The exercise: Below are the records. Retype, exactly, the lines from the first through the line with "(9,15) -- (1200,15);", and leave out the pictures.

Input rows:
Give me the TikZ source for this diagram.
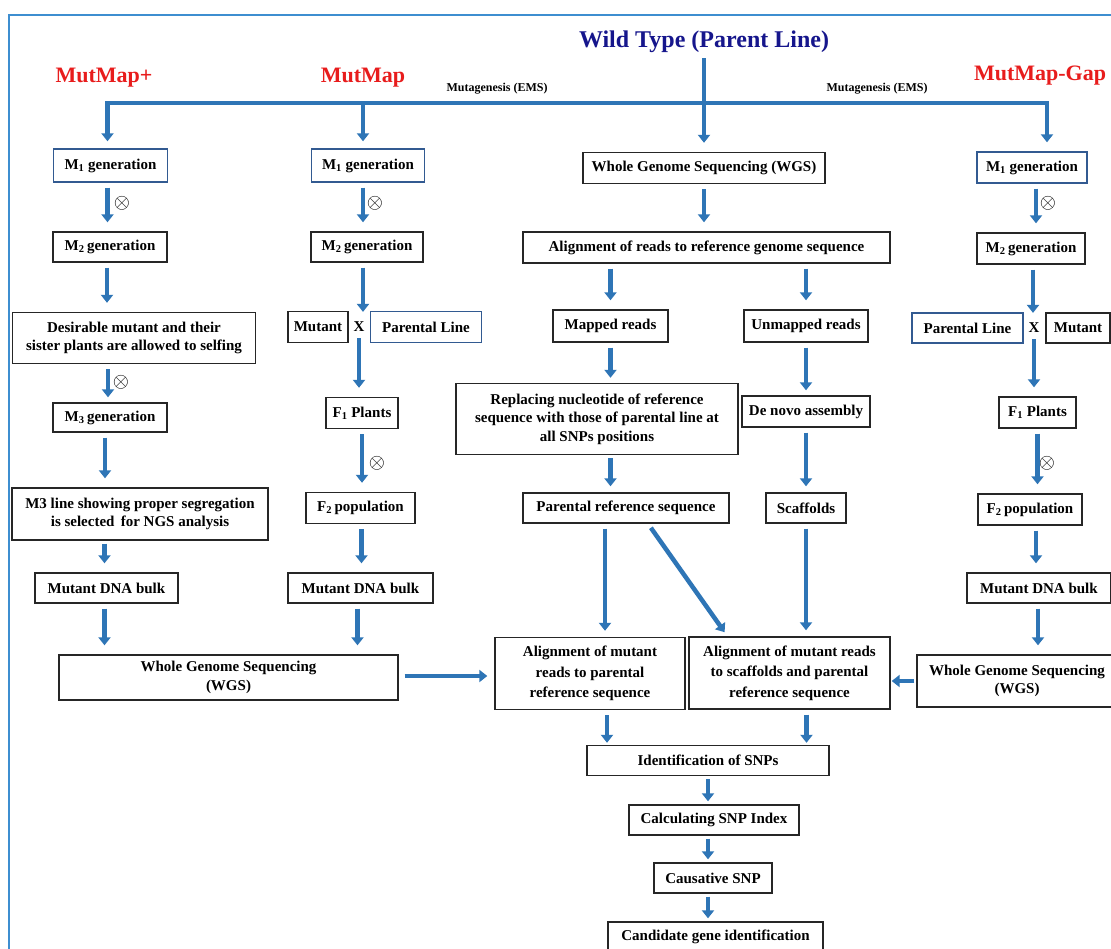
\documentclass[tikz,border=0pt]{standalone}
\usepackage{fontspec}
\setmainfont{Liberation Serif}
\usetikzlibrary{arrows.meta,calc}
\definecolor{arrblue}{RGB}{46,117,182}
\definecolor{frameblue}{RGB}{62,142,208}
\definecolor{titleblue}{RGB}{22,22,140}
\definecolor{labred}{RGB}{232,28,28}
\definecolor{boxblue}{RGB}{50,90,145}
\tikzset{
  box/.style={draw=black!85, line width=1.4pt, align=center, inner sep=1pt,
    font=\bfseries\fontsize{15}{18.5}\selectfont},
  bbox/.style={box, draw=boxblue},
  arr/.style={draw=arrblue, line width=4.5pt, -{Triangle[width=12pt,length=8pt]},
    shorten <=5pt, shorten >=9pt},
  otim/.style={inner sep=0pt, font=\fontsize{22}{22}\selectfont},
  crossx/.style={inner sep=1pt, font=\bfseries\fontsize{15}{15}\selectfont},
  meth/.style={text=labred, font=\bfseries\fontsize{22}{22}\selectfont},
  muta/.style={font=\bfseries\fontsize{12}{12}\selectfont},
}
\begin{document}
\begin{tikzpicture}[x=1pt,y=-1pt]
\useasboundingbox (0,0) rectangle (1111,948);
\clip (0,0) rectangle (1111,948);
\fill[white] (0,0) rectangle (1111,948);
% frame
\draw[frameblue, line width=2pt] (9,1000) -- (9,15) -- (1200,15);

% headings
\node[text=titleblue, font=\bfseries\fontsize{24}{24}\selectfont] (title) at (704,42) {Wild Type (Parent Line)};
\node[meth] (lmp) at (104,78) {MutMap+};
\node[meth] (lm) at (363,78) {MutMap};
\node[meth] (lmg) at (1040,76) {MutMap-Gap};
\node[muta] (mu1) at (497,89) {Mutagenesis (EMS)};
\node[muta] (mu2) at (877,89) {Mutagenesis (EMS)};

% left column (MutMap+)
\node[bbox, minimum width=114pt, minimum height=33pt] (m1a) at (110.5,165.5) {M\textsubscript{1} generation};
\node[box, minimum width=114pt, minimum height=30pt] (m2a) at (110,247) {M\textsubscript{2}\,generation};
\node[box, minimum width=243pt, minimum height=51pt] (desa) at (134,338) {Desirable mutant and their\\sister plants are allowed to selfing};
\node[box, minimum width=114pt, minimum height=29pt] (m3a) at (110,417.5) {M\textsubscript{3}\,generation};
\node[box, minimum width=256pt, minimum height=52pt] (m3l) at (140,514) {M3 line showing proper segregation\\is selected\, for NGS analysis};
\node[box, minimum width=143pt, minimum height=30pt] (mdba) at (106.5,588) {Mutant DNA bulk};
\node[box, minimum width=339pt, minimum height=45pt] (wgsl) at (228.5,677.5) {Whole Genome Sequencing\\(WGS)};

% middle column (MutMap)
\node[bbox, minimum width=113pt, minimum height=33pt] (m1b) at (368,165.5) {M\textsubscript{1} generation};
\node[box, minimum width=112pt, minimum height=30pt] (m2b) at (367,247) {M\textsubscript{2}\,generation};
\node[box, minimum width=60pt, minimum height=31pt] (mutb) at (318,327) {Mutant};
\node[crossx] (xb) at (359,327) {X};
\node[bbox, minimum width=111pt, minimum height=31pt] (parb) at (426,327) {Parental Line};
\node[box, minimum width=72pt, minimum height=31pt] (f1b) at (362,413) {F\textsubscript{1} Plants};
\node[box, minimum width=109pt, minimum height=31pt] (f2b) at (360.5,508) {F\textsubscript{2}\,population};
\node[box, minimum width=145pt, minimum height=30pt] (mdbb) at (360.5,588) {Mutant DNA bulk};

% centre column
\node[box, minimum width=242pt, minimum height=31pt] (wgsc) at (704,168) {Whole Genome Sequencing (WGS)};
\node[box, minimum width=367pt, minimum height=31pt] (aln) at (706.5,247.5) {Alignment of reads to reference genome sequence};
\node[box, minimum width=115pt, minimum height=32pt] (mapd) at (610.5,326) {Mapped reads};
\node[box, minimum width=124pt, minimum height=32pt] (unmp) at (806,326) {Unmapped reads};
\node[box, minimum width=282pt, minimum height=71pt] (repl) at (597,419) {Replacing nucleotide of reference\\sequence with those of parental line at\\all SNPs positions};
\node[box, minimum width=128pt, minimum height=31pt] (dnov) at (806,411.5) {De novo assembly};
\node[box, minimum width=206pt, minimum height=30pt] (pref) at (626,508) {Parental reference sequence};
\node[box, minimum width=80pt, minimum height=30pt] (scaf) at (806,508) {Scaffolds};
\node[box, minimum width=190pt, minimum height=72pt, font=\bfseries\fontsize{15}{20.5}\selectfont] (alm) at (590,673.5) {Alignment of mutant\\reads to parental\\reference sequence};
\node[box, minimum width=201pt, minimum height=72pt, font=\bfseries\fontsize{15}{20.5}\selectfont] (als) at (789.5,673) {Alignment of mutant reads\\to scaffolds and parental\\reference sequence};
\node[box, minimum width=242pt, minimum height=30pt] (idnt) at (708,760.5) {Identification of SNPs};
\node[box, minimum width=170pt, minimum height=30pt] (calc) at (714,820) {Calculating SNP Index};
\node[box, minimum width=118pt, minimum height=30pt] (caus) at (713,878) {Causative SNP};
\node[box, minimum width=215pt, minimum height=30pt] (cand) at (715.5,937) {Candidate gene identification};

% right column (MutMap-Gap)
\node[bbox, minimum width=110pt, minimum height=31pt] (m1c) at (1032,167.5) {M\textsubscript{1} generation};
\node[box, minimum width=108pt, minimum height=31pt] (m2c) at (1031,248.5) {M\textsubscript{2}\,generation};
\node[bbox, minimum width=111pt, minimum height=30pt] (parc) at (967.5,328) {Parental Line};
\node[crossx] (xc) at (1034,328) {X};
\node[box, minimum width=64pt, minimum height=30pt] (mutc) at (1078,328) {Mutant};
\node[box, minimum width=77pt, minimum height=31pt] (f1c) at (1037.5,412.5) {F\textsubscript{1} Plants};
\node[box, minimum width=104pt, minimum height=31pt] (f2c) at (1030,509.5) {F\textsubscript{2}\,population};
\node[box, minimum width=144pt, minimum height=30pt] (mdbc) at (1039,588) {Mutant DNA bulk};
\node[box, minimum width=200pt, minimum height=52pt] (wgsr) at (1017,681) {Whole Genome Sequencing\\(WGS)};

% selfing symbols
\node[otim] (o1) at (122,203) {$\otimes$};
\node[otim] (o2) at (375,203) {$\otimes$};
\node[otim] (o3) at (1048,203) {$\otimes$};
\node[otim] (o4) at (121,382) {$\otimes$};
\node[otim] (o5) at (377,463) {$\otimes$};
\node[otim] (o6) at (1047,463) {$\otimes$};

% top connectors
\coordinate (hub) at (704,103);
\draw[arr, shorten <=2pt] (title.south) -- (title.south |- wgsc.north);
\draw[arr, shorten <=0pt, shorten >=7pt] (hub) -| ([xshift=-3pt]m1a.north);
\draw[arr, shorten <=0pt] (hub) -| ([xshift=15pt]m1c.north);
\draw[arr, shorten <=0pt, shorten >=7pt] ([xshift=-5pt]m1b.north |- hub) -- ([xshift=-5pt]m1b.north);

% left column connectors
\draw[arr] ([xshift=-3pt]m1a.south) -- ([xshift=-3pt]m1a.south |- m2a.north);
\draw[arr] ([xshift=-3pt]m2a.south) -- ([xshift=-3pt]m2a.south |- desa.north);
\draw[arr, shorten >=5pt] ([xshift=-26pt]desa.south) -- ([xshift=-26pt]desa.south |- m3a.north);
\draw[arr] ([xshift=-5pt]m3a.south) -- ([xshift=-5pt]m3a.south |- m3l.north);
\draw[arr, shorten <=3pt, shorten >=9pt] ([xshift=-2pt]mdba.north |- m3l.south) -- ([xshift=-2pt]mdba.north);
\draw[arr] ([xshift=-2pt]mdba.south) -- ([xshift=-2pt]mdba.south |- wgsl.north);

% middle column connectors
\draw[arr] ([xshift=-5pt]m1b.south) -- ([xshift=-5pt]m1b.south |- m2b.north);
\draw[arr] ([xshift=-4pt]m2b.south) -- ([xshift=-4pt]m2b.south |- xb.north);
\draw[arr] (xb.south) -- (xb.south |- f1b.north);
\draw[arr] (f1b.south) -- (f1b.south |- f2b.north);
\draw[arr] ([xshift=1pt]f2b.south) -- ([xshift=1pt]f2b.south |- mdbb.north);
\draw[arr] ([xshift=-3pt]mdbb.south) -- ([xshift=-3pt]mdbb.south |- wgsl.north);

% centre connectors
\draw[arr] (wgsc.south) -- (wgsc.south |- aln.north);
\draw[arr] (mapd.north |- aln.south) -- (mapd.north);
\draw[arr] (unmp.north |- aln.south) -- (unmp.north);
\draw[arr, shorten >=5pt] (mapd.south) -- (mapd.south |- repl.north);
\draw[arr, shorten >=5pt] (unmp.south) -- (unmp.south |- dnov.north);
\draw[arr, shorten <=3pt, shorten >=6pt] (mapd.south |- repl.south) -- (mapd.south |- pref.north);
\draw[arr, shorten >=6pt] (dnov.south) -- (dnov.south |- scaf.north);
\draw[arr, shorten >=6pt] ([xshift=-21pt]pref.south) -- ([xshift=-21pt]pref.south |- alm.north);
\draw[arr, shorten >=5pt] ([xshift=22pt]pref.south) -- ([xshift=-62pt]als.north);
\draw[arr, shorten >=6pt] (scaf.south) -- (scaf.south |- als.north);
\draw[arr, shorten <=6pt, shorten >=7pt] ([yshift=1.5pt]wgsl.east) -- ([yshift=1.5pt]wgsl.east -| alm.west);
\draw[arr, shorten <=2pt, shorten >=1pt] (wgsr.west) -- (wgsr.west -| als.east);
\draw[arr, shorten >=2pt] ([xshift=17pt]alm.south) -- ([xshift=17pt]alm.south |- idnt.north);
\draw[arr, shorten >=2pt] ([xshift=17pt]als.south) -- ([xshift=17pt]als.south |- idnt.north);
\draw[arr, shorten <=3pt, shorten >=3pt] (idnt.south) -- (idnt.south |- calc.north);
\draw[arr, shorten <=3pt, shorten >=3pt] ([xshift=-6pt]calc.south) -- ([xshift=-6pt]calc.south |- caus.north);
\draw[arr, shorten <=3pt, shorten >=3pt] ([xshift=-5pt]caus.south) -- ([xshift=-5pt]caus.south |- cand.north);

% right column connectors
\draw[arr] ([xshift=4pt]m1c.south) -- ([xshift=4pt]m1c.south |- m2c.north);
\draw[arr] ([xshift=2pt]m2c.south) -- ([xshift=2pt]m2c.south |- xc.north);
\draw[arr] (xc.south) -- (xc.south |- f1c.north);
\draw[arr] (f1c.south) -- (f1c.south |- f2c.north);
\draw[arr] ([xshift=6pt]f2c.south) -- ([xshift=6pt]f2c.south |- mdbc.north);
\draw[arr] ([xshift=-1pt]mdbc.south) -- ([xshift=-1pt]mdbc.south |- wgsr.north);
\end{tikzpicture}
\end{document}
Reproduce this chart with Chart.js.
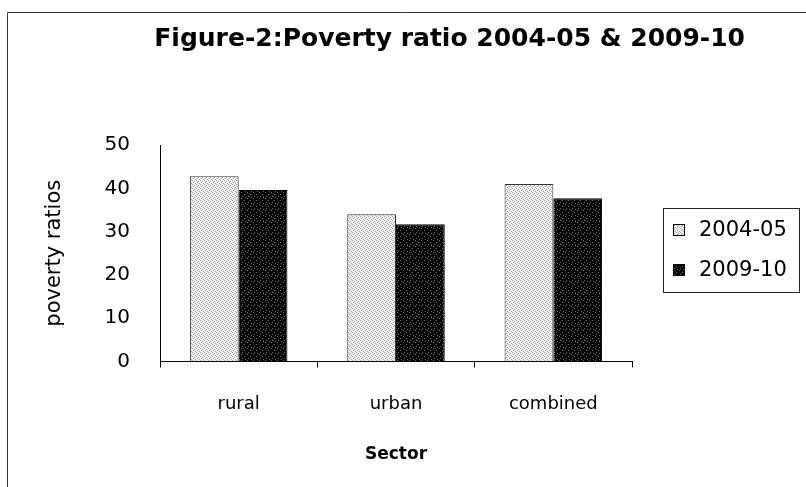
<!DOCTYPE html>
<html>
<head>
<meta charset="utf-8">
<title>Poverty ratio 2004-05 & 2009-10</title>
<script src="https://cdn.jsdelivr.net/npm/chart.js@4/dist/chart.umd.min.js"></script>
<style>
  html, body { margin: 0; padding: 0; background: #ffffff; }
  #wrap { width: 806px; height: 487px; position: relative; }
</style>
</head>
<body>
<div id="wrap"><canvas id="chart" width="806" height="487"></canvas></div>
<script>
// Data
const sectors = ['rural', 'urban', 'combined'];
const seriesNames = ['2004-05', '2009-10'];
const ratio2004 = [42.8, 34.0, 41.0];
const ratio2009 = [39.6, 31.7, 37.7];
const yTicks = [0, 10, 20, 30, 40, 50];

const chartTitle = 'Figure-2:Poverty ratio 2004-05 & 2009-10';
const yTitle = 'poverty ratios';
const xTitle = 'Sector';

const FONT = "'DejaVu Sans', 'Liberation Sans', Arial, sans-serif";

// Stippled fills built from a fixed ordered-dot tile
function stipple(size, base, dot, cells) {
  const c = document.createElement('canvas');
  c.width = size; c.height = size;
  const g = c.getContext('2d');
  g.fillStyle = base;
  g.fillRect(0, 0, size, size);
  g.fillStyle = dot;
  cells.forEach(([x, y]) => g.fillRect(x, y, 1, 1));
  return g.createPattern(c, 'repeat');
}
const lightFill = stipple(4, '#eeeeee', '#a8a8a8', [[0, 0], [2, 1], [1, 2], [3, 3]]);
const darkFill = stipple(6, '#050505', '#6a6a6a', [[1, 0], [4, 2], [2, 4], [5, 5]]);

// Outer frame (left and top edges) and the boxed legend
const framePlugin = {
  id: 'frame',
  afterDraw(chart) {
    const ctx = chart.ctx;
    ctx.save();
    ctx.strokeStyle = '#333333';
    ctx.lineWidth = 1;
    ctx.beginPath();
    ctx.moveTo(7.5, 487);
    ctx.lineTo(7.5, 12.5);
    ctx.lineTo(806, 12.5);
    ctx.stroke();

    // legend
    const lx = 663.5, ly = 208.5, lw = 136, lh = 84;
    ctx.strokeStyle = '#222222';
    ctx.strokeRect(lx, ly, lw, lh);
    const rows = [230, 270];
    chart.data.datasets.forEach((ds, i) => {
      const cy = rows[i];
      ctx.fillStyle = ds.backgroundColor;
      ctx.fillRect(673, cy - 6, 12, 12);
      ctx.strokeStyle = '#000000';
      ctx.strokeRect(673.5, cy - 5.5, 11, 11);
      ctx.fillStyle = '#000000';
      ctx.font = '21px ' + FONT;
      ctx.textAlign = 'left';
      ctx.textBaseline = 'middle';
      ctx.fillText(ds.label, 699, cy + 1);
    });
    ctx.restore();
  }
};

new Chart(document.getElementById('chart'), {
  type: 'bar',
  data: {
    labels: sectors,
    datasets: [
      {
        label: seriesNames[0],
        data: ratio2004,
        backgroundColor: lightFill,
        borderColor: '#333333',
        borderWidth: 1,
        categoryPercentage: 0.62,
        barPercentage: 1.0,
        yAxisID: 'y'
      },
      {
        label: seriesNames[1],
        data: ratio2009,
        backgroundColor: darkFill,
        borderColor: '#000000',
        borderWidth: 1,
        categoryPercentage: 0.62,
        barPercentage: 1.0,
        yAxisID: 'y'
      }
    ]
  },
  options: {
    responsive: false,
    animation: false,
    devicePixelRatio: 1,
    layout: { padding: { left: 22, right: 61, top: 0, bottom: 22 } },
    plugins: {
      legend: { display: false },
      tooltip: { enabled: false },
      title: {
        display: true,
        text: chartTitle,
        align: 'end',
        color: '#000000',
        font: { family: FONT, size: 25, weight: 'bold' },
        padding: { top: 24, bottom: 91 }
      }
    },
    scales: {
      x: {
        offset: true,
        grid: {
          offset: true,
          drawOnChartArea: false,
          drawTicks: true,
          tickLength: 6,
          color: '#000000'
        },
        border: { display: true, color: '#000000', width: 1 },
        ticks: {
          color: '#000000',
          font: { family: FONT, size: 18 },
          padding: 26
        },
        title: {
          display: true,
          text: xTitle,
          color: '#000000',
          font: { family: FONT, size: 17, weight: 'bold' },
          padding: { top: 0, bottom: 0 }
        },
        afterFit(scale) { scale.height = 103.5; }
      },
      y: {
        min: 0,
        max: 50,
        afterBuildTicks(scale) { scale.ticks = yTicks.map(v => ({ value: v })); },
        grid: { drawOnChartArea: false, drawTicks: false },
        border: { display: true, color: '#000000', width: 1 },
        ticks: {
          color: '#000000',
          font: { family: FONT, size: 20 },
          padding: 30
        },
        title: {
          display: true,
          text: yTitle,
          color: '#000000',
          font: { family: FONT, size: 21 },
          padding: { top: 20, bottom: 0 }
        },
        afterFit(scale) { scale.width = 138; }
      },
      side: {
        type: 'linear',
        position: 'right',
        display: true,
        grid: { display: false },
        border: { display: false },
        ticks: { display: false },
        afterFit(scale) { scale.width = 113; }
      }
    }
  },
  plugins: [framePlugin]
});
</script>
</body>
</html>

Finished task:
Give me the TikZ source for this diagram.
\documentclass[tikz,border=0pt]{standalone}
\usepackage{fontspec}
\setmainfont{Liberation Serif}
\usetikzlibrary{arrows.meta,calc}
\definecolor{arrblue}{RGB}{46,117,182}
\definecolor{frameblue}{RGB}{62,142,208}
\definecolor{titleblue}{RGB}{22,22,140}
\definecolor{labred}{RGB}{232,28,28}
\definecolor{boxblue}{RGB}{50,90,145}
\tikzset{
  box/.style={draw=black!85, line width=1.4pt, align=center, inner sep=1pt,
    font=\bfseries\fontsize{15}{18.5}\selectfont},
  bbox/.style={box, draw=boxblue},
  arr/.style={draw=arrblue, line width=4.5pt, -{Triangle[width=12pt,length=8pt]},
    shorten <=5pt, shorten >=9pt},
  otim/.style={inner sep=0pt, font=\fontsize{22}{22}\selectfont},
  crossx/.style={inner sep=1pt, font=\bfseries\fontsize{15}{15}\selectfont},
  meth/.style={text=labred, font=\bfseries\fontsize{22}{22}\selectfont},
  muta/.style={font=\bfseries\fontsize{12}{12}\selectfont},
}
\begin{document}
\begin{tikzpicture}[x=1pt,y=-1pt]
\useasboundingbox (0,0) rectangle (1111,948);
\clip (0,0) rectangle (1111,948);
\fill[white] (0,0) rectangle (1111,948);
% frame
\draw[frameblue, line width=2pt] (9,1000) -- (9,15) -- (1200,15);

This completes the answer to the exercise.